§ Listing:
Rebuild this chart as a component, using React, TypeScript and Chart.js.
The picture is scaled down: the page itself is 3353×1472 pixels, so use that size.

==

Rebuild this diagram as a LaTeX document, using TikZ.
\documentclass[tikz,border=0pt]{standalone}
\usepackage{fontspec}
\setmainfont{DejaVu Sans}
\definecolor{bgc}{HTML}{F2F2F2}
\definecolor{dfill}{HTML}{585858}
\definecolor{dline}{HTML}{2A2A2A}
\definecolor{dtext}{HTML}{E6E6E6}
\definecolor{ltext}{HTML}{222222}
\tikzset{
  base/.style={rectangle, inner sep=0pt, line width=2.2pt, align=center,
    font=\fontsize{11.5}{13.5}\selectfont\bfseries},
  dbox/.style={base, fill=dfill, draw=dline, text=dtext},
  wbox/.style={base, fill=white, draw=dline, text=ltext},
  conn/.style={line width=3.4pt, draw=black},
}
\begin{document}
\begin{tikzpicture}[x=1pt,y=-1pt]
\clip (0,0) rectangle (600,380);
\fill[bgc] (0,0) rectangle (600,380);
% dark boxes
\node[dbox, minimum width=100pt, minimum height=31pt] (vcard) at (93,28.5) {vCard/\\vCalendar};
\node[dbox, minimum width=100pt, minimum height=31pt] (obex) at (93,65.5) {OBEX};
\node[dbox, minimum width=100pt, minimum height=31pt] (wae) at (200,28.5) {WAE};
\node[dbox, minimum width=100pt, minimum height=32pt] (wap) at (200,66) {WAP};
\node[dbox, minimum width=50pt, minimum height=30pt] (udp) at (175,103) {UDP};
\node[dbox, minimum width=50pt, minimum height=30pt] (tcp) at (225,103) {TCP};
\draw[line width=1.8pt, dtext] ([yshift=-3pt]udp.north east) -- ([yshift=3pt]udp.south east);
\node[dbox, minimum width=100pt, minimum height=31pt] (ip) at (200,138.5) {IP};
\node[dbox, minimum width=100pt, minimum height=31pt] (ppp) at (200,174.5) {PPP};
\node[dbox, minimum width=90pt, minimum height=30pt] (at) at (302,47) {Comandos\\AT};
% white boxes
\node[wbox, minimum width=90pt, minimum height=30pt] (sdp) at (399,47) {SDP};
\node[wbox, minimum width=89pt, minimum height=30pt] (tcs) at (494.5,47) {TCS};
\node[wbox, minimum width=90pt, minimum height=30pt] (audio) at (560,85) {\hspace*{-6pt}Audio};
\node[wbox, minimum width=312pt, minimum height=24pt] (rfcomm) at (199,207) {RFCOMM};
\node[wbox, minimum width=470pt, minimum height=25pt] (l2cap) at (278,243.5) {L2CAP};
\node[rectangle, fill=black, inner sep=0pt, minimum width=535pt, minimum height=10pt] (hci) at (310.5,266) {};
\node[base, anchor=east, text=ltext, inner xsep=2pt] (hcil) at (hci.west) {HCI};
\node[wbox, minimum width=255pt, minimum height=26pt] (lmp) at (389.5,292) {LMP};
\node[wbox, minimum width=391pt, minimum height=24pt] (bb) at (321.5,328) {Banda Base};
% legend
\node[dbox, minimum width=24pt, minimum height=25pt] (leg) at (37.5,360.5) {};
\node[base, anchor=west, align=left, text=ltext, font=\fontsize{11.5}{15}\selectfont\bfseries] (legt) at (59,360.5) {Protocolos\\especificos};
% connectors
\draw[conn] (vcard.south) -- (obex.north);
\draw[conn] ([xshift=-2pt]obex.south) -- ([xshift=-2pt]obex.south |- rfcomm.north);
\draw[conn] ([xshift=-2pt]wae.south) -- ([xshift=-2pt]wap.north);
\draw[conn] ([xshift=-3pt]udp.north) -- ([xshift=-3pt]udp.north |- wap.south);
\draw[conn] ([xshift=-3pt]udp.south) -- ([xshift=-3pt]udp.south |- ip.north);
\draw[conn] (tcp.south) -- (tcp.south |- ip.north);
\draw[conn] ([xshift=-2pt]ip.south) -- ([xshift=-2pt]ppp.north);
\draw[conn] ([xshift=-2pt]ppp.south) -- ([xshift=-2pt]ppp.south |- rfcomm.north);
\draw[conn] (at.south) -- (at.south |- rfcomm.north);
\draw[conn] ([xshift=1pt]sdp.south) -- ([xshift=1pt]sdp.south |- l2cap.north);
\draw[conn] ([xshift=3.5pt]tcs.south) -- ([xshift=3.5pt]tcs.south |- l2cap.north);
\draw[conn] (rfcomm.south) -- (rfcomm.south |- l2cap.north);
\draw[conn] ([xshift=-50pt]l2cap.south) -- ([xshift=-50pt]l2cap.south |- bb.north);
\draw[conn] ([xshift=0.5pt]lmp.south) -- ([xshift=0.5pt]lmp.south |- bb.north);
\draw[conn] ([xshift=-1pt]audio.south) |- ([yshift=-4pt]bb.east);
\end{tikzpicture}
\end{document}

---

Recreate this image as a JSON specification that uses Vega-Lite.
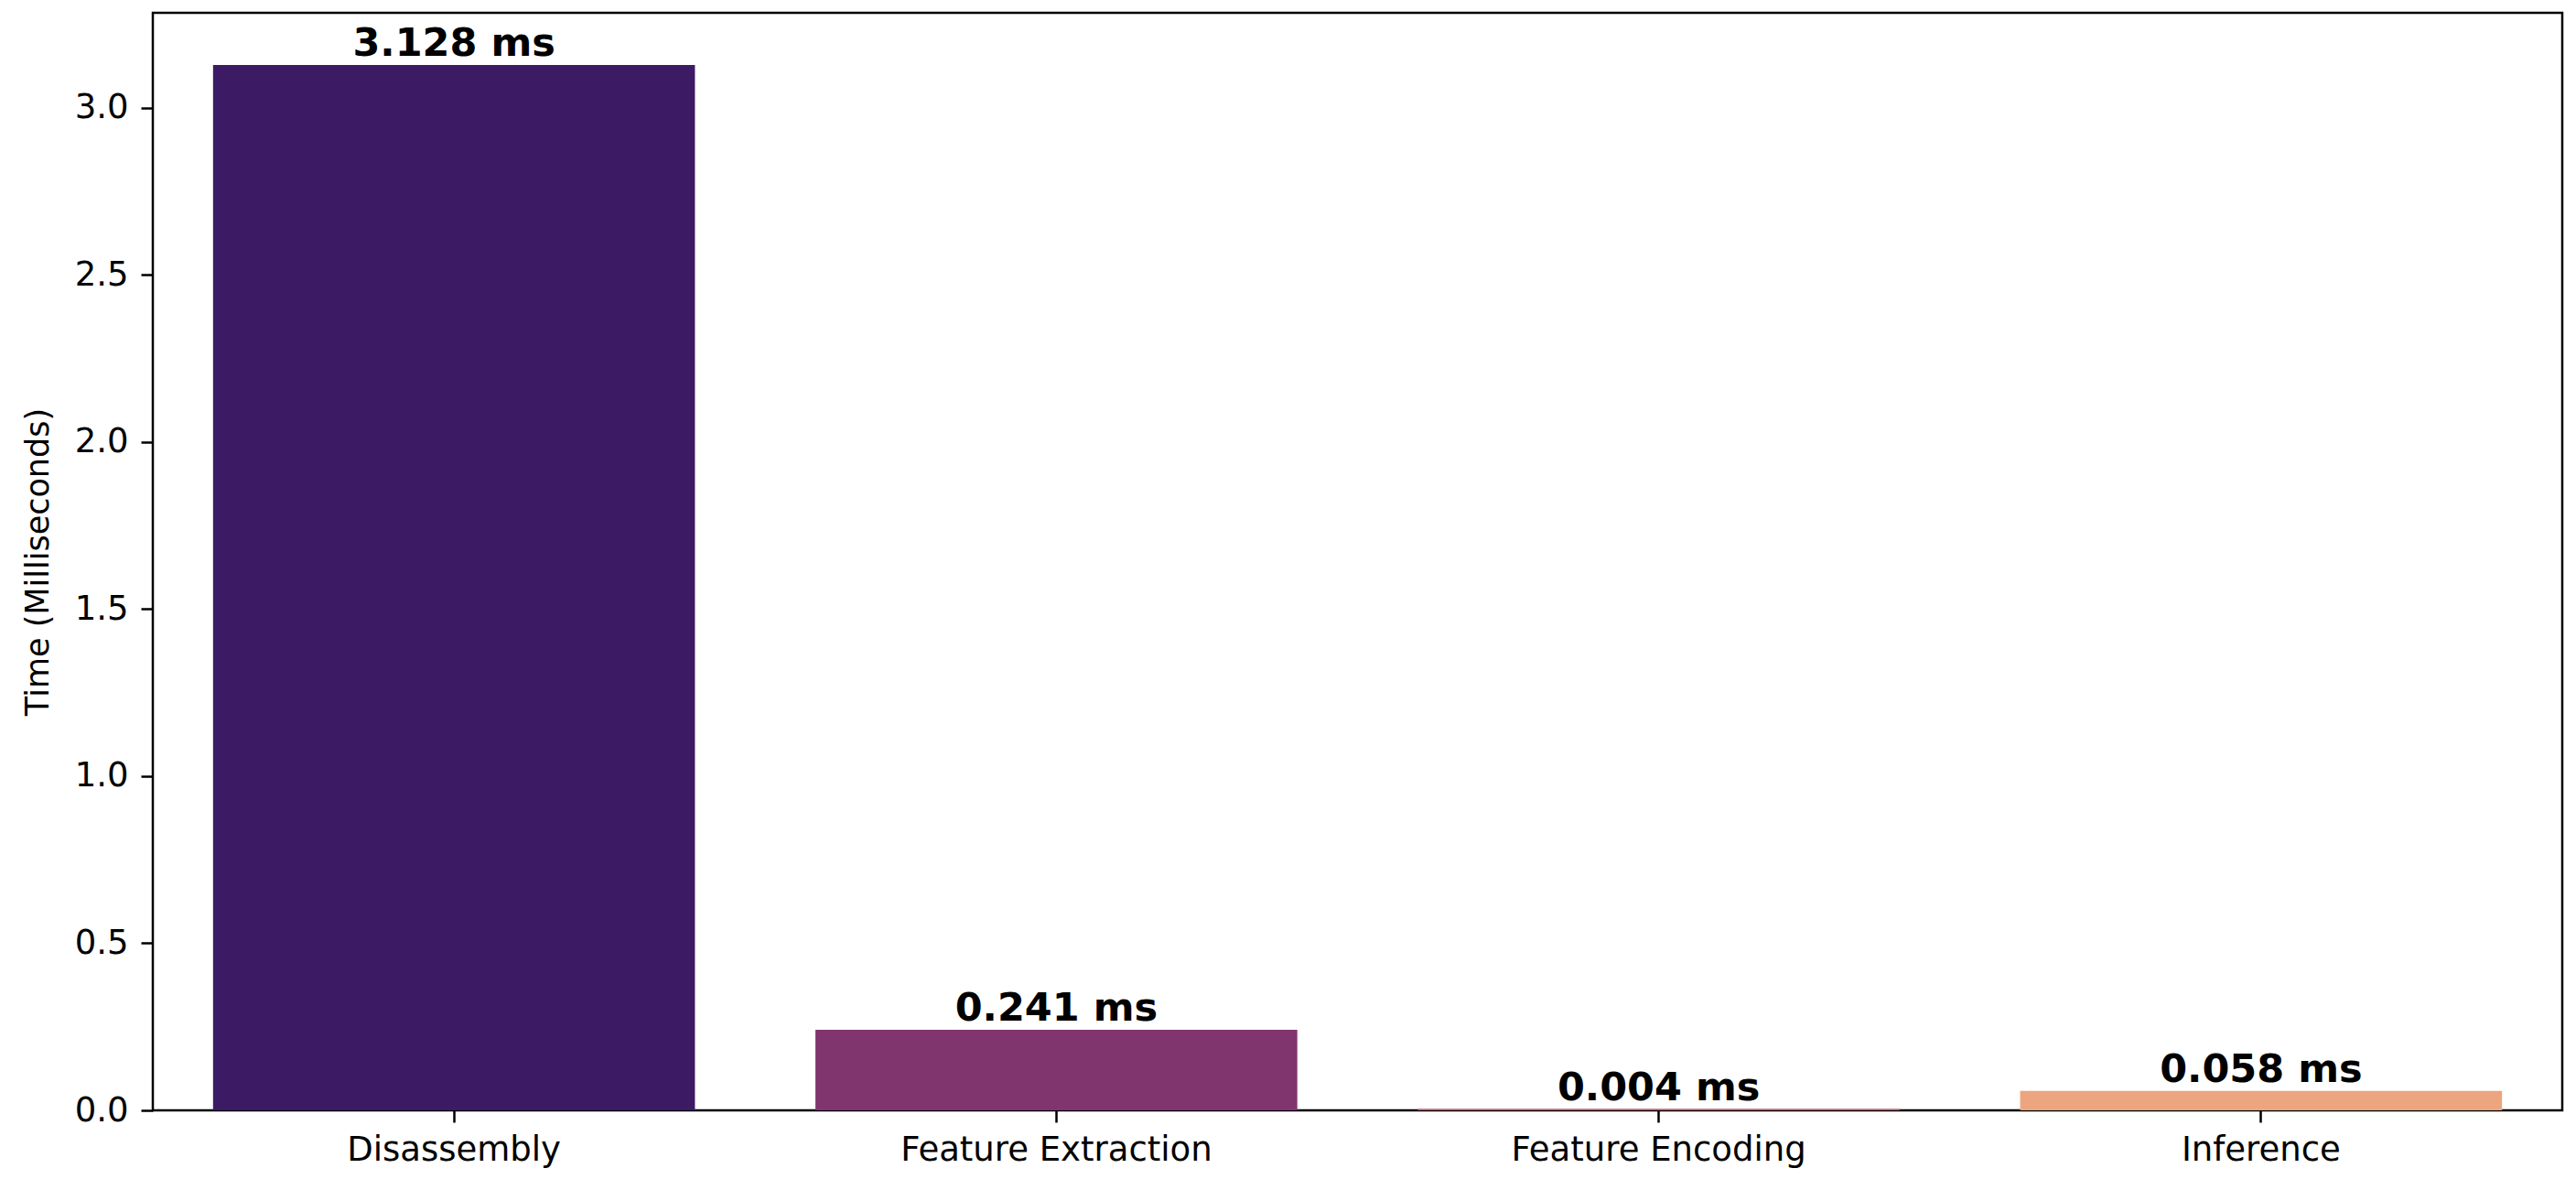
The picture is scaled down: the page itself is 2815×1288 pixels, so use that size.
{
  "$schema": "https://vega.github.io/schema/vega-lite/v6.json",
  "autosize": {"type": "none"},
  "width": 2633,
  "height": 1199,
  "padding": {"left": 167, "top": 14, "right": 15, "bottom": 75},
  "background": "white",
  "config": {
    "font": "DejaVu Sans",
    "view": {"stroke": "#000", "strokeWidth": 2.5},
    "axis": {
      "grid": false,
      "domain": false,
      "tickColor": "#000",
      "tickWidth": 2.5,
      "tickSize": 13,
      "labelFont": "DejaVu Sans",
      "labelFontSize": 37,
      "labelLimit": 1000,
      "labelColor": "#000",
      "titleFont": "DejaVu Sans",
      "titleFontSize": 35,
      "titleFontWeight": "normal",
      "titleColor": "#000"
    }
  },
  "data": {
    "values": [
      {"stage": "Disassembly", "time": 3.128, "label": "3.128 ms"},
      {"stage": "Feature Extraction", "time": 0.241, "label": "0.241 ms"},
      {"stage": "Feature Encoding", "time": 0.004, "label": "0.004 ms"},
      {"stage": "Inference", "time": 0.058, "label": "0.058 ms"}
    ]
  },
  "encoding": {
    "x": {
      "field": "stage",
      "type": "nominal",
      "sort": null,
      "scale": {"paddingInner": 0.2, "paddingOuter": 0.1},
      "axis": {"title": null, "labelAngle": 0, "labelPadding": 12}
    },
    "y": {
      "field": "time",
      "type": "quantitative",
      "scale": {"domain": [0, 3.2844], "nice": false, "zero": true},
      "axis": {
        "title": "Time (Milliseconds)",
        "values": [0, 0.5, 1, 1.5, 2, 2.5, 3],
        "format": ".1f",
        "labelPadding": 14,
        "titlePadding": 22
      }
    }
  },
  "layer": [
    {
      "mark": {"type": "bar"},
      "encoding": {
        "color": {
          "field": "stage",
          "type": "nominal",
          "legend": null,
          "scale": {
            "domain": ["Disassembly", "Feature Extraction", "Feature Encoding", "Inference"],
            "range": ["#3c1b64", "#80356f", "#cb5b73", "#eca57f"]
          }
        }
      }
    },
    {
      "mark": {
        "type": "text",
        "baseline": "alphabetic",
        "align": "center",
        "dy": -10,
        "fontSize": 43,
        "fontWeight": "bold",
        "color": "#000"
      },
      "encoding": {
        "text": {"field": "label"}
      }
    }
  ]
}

§ What is needed:
Using the material above, report each line where "itself" occurs.

§ Response to the exercise:
The picture is scaled down: the page itself is 3353×1472 pixels, so use that size.
The picture is scaled down: the page itself is 2815×1288 pixels, so use that size.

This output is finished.